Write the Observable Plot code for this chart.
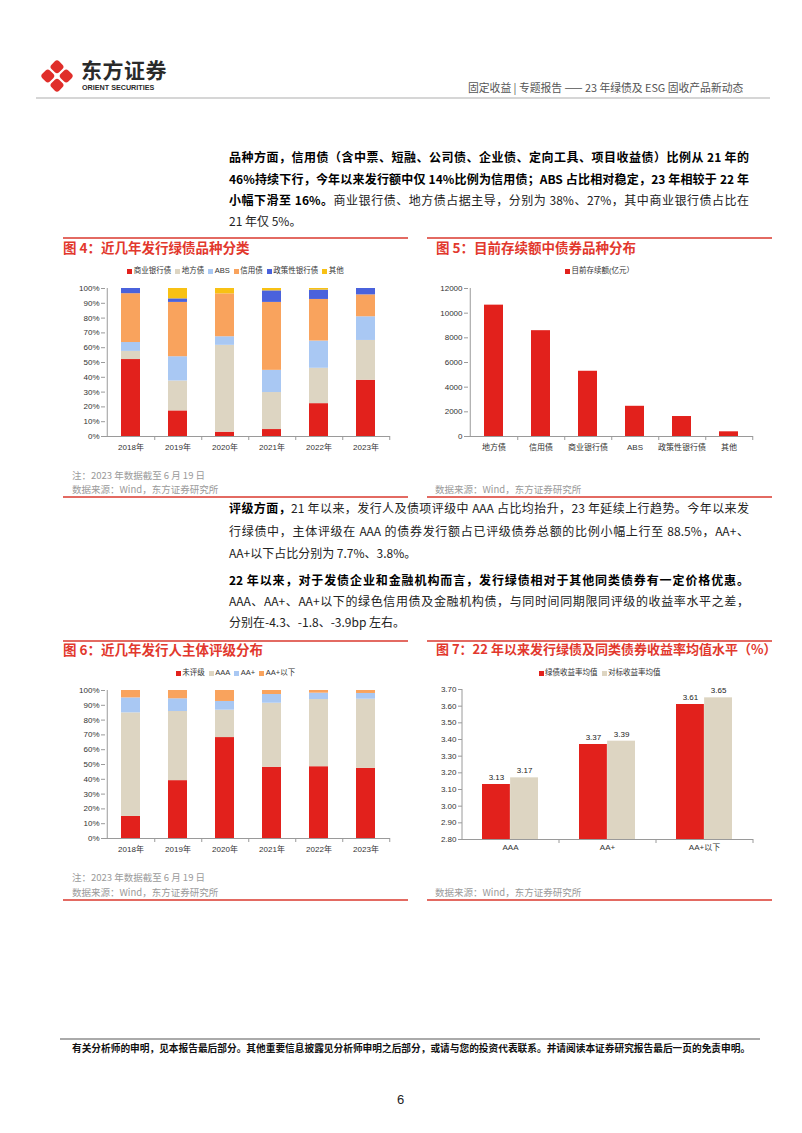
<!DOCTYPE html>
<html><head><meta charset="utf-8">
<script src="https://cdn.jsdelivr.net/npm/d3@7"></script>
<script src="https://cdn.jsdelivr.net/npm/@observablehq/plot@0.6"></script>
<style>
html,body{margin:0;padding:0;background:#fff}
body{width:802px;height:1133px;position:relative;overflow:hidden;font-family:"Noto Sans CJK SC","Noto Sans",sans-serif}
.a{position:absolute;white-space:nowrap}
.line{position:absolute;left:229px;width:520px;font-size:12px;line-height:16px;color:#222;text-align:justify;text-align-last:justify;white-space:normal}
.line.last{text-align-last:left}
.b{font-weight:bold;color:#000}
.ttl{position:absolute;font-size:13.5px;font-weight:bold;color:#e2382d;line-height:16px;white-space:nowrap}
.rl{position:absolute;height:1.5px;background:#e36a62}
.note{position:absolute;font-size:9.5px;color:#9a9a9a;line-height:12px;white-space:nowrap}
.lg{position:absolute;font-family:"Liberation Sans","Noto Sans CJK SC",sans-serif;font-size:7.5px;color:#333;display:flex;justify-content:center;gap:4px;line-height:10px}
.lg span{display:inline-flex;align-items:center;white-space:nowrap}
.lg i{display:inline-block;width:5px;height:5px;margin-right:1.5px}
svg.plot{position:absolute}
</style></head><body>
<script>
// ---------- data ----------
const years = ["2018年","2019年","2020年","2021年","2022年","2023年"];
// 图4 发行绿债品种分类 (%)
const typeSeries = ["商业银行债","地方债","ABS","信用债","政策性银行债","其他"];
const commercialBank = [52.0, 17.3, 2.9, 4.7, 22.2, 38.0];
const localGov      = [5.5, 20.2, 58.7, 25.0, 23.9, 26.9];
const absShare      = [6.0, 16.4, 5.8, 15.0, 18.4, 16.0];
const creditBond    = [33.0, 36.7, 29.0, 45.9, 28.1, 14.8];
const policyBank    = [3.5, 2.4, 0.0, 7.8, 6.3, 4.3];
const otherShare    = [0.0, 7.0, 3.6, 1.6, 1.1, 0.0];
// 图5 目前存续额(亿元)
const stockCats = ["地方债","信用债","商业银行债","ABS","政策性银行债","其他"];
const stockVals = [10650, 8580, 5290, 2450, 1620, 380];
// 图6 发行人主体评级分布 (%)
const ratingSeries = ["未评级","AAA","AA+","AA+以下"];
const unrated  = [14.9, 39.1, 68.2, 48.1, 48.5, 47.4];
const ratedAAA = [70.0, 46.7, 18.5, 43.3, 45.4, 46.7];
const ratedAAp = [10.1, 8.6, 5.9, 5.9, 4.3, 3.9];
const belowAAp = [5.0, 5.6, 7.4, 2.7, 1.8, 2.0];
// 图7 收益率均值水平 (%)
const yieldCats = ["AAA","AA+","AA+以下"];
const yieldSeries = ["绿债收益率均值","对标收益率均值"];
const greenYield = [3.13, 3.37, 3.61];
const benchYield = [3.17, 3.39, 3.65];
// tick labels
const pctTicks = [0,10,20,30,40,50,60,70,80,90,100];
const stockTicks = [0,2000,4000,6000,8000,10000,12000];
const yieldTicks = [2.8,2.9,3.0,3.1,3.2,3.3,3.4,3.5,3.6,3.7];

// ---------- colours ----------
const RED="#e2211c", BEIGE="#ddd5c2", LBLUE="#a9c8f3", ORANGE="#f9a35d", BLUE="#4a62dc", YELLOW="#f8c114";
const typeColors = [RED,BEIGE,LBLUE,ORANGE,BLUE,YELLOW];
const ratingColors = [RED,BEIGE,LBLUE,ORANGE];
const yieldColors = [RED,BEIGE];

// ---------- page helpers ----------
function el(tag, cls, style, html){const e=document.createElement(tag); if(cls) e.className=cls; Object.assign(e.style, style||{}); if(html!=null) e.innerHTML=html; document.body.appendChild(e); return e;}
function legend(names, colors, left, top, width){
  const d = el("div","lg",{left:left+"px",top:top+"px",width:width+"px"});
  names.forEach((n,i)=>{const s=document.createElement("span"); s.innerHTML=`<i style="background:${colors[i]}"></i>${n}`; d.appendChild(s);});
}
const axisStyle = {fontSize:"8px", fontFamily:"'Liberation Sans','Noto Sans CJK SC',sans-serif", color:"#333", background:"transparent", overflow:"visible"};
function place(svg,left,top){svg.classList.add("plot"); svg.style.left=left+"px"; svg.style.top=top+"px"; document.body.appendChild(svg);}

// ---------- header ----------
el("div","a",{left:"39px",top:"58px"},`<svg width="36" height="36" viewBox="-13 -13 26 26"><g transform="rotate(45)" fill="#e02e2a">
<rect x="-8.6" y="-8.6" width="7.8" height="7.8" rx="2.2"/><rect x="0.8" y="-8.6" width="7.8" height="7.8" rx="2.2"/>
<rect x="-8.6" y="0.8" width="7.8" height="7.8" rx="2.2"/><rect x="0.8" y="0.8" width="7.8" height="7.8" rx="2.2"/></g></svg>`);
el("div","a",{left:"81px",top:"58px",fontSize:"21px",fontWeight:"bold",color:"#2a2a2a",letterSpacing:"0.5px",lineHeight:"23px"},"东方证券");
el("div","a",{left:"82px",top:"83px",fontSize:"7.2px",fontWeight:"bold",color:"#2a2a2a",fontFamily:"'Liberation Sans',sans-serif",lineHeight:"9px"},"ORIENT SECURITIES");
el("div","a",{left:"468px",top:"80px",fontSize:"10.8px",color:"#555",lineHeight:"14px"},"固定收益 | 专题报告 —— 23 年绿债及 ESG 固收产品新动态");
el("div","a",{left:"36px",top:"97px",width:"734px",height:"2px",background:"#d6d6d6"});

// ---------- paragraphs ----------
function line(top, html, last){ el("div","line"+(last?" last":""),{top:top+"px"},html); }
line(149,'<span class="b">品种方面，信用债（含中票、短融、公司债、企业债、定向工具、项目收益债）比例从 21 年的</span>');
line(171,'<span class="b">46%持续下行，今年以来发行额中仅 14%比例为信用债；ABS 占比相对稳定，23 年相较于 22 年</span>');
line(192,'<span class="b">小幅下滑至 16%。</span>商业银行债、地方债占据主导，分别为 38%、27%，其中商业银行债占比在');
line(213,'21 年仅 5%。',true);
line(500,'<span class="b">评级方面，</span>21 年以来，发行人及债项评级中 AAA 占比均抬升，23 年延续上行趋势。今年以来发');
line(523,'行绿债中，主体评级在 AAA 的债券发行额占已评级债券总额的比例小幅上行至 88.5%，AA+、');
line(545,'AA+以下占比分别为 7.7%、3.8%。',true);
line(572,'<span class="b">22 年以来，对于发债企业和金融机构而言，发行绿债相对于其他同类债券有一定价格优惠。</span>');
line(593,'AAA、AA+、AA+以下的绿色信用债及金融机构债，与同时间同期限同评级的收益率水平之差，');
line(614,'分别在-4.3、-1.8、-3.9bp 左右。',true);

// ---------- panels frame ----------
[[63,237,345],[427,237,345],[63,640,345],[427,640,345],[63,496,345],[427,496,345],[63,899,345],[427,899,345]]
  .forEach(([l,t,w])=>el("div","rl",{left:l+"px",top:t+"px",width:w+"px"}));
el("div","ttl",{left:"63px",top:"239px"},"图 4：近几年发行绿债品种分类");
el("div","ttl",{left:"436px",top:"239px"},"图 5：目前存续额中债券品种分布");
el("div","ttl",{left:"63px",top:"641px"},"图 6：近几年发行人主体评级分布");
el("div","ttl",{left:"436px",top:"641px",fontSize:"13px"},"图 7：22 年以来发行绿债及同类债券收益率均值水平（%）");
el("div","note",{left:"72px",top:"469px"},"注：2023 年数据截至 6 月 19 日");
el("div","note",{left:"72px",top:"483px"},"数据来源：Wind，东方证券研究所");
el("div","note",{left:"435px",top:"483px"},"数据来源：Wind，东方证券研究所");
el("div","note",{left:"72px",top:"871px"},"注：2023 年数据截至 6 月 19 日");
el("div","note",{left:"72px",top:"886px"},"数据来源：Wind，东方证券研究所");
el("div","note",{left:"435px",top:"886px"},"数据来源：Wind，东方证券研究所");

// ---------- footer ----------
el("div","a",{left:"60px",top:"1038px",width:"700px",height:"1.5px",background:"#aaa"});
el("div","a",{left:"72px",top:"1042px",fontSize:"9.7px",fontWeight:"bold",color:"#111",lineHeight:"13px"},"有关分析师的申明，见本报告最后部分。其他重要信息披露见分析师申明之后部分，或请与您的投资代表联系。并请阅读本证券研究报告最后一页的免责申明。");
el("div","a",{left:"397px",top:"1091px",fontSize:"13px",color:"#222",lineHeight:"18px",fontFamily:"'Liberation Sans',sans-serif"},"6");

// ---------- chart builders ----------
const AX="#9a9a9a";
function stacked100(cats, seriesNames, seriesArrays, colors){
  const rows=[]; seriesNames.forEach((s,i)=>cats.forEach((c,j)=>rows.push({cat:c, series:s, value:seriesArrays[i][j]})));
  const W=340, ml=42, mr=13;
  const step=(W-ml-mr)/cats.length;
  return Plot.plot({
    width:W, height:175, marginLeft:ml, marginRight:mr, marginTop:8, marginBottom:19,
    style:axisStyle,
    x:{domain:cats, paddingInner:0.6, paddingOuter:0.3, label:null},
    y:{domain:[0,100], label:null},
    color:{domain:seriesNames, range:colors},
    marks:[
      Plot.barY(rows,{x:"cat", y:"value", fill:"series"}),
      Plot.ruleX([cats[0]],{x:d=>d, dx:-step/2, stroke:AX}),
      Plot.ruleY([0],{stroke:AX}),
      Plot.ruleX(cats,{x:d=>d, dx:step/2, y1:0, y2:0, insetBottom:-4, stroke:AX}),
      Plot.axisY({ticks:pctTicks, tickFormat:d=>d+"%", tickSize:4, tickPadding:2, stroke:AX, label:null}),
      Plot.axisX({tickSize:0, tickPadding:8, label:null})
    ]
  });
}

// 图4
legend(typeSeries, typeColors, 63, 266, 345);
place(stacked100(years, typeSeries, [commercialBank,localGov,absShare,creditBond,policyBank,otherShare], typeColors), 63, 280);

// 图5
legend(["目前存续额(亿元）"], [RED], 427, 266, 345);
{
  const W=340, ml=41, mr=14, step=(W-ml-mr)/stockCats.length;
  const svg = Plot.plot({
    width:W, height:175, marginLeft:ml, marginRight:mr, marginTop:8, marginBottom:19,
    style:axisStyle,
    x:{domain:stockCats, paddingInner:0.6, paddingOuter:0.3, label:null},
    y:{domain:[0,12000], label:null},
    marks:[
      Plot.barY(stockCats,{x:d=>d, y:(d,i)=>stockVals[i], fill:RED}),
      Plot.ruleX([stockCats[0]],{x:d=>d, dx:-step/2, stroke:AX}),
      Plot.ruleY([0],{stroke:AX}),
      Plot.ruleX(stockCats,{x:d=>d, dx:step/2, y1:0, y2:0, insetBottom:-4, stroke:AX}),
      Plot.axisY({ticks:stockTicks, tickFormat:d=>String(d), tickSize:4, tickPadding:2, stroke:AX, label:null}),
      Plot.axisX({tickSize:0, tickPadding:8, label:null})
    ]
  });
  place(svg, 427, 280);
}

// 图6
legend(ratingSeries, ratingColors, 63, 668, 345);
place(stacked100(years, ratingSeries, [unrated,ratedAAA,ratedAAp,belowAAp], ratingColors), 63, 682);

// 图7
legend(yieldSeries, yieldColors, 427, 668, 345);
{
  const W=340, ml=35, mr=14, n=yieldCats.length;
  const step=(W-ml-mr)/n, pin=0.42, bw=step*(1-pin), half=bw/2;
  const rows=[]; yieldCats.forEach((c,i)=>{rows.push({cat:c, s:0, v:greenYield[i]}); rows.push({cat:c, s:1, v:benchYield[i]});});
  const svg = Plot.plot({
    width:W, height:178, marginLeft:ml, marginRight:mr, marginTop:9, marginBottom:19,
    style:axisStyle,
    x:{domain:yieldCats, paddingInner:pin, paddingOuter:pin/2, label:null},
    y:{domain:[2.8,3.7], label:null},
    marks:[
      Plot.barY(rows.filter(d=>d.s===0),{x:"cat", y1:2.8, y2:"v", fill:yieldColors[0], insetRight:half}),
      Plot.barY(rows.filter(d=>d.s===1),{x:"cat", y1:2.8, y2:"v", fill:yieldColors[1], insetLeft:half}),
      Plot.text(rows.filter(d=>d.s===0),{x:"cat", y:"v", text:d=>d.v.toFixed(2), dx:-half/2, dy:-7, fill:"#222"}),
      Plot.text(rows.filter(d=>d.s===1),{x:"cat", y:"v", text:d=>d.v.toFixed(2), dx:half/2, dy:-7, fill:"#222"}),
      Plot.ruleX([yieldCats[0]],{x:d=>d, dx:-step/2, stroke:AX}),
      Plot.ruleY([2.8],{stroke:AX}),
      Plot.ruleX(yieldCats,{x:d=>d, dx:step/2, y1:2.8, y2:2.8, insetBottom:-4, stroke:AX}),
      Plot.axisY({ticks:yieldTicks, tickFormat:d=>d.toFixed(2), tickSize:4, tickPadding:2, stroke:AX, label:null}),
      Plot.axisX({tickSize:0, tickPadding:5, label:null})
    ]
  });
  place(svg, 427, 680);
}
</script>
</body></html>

◆ DIRECTIONS:
Make a tally of the lines in this data that include the string "chart", and answer with that tally alone.

◆ RESULT OF THIS EXERCISE:
2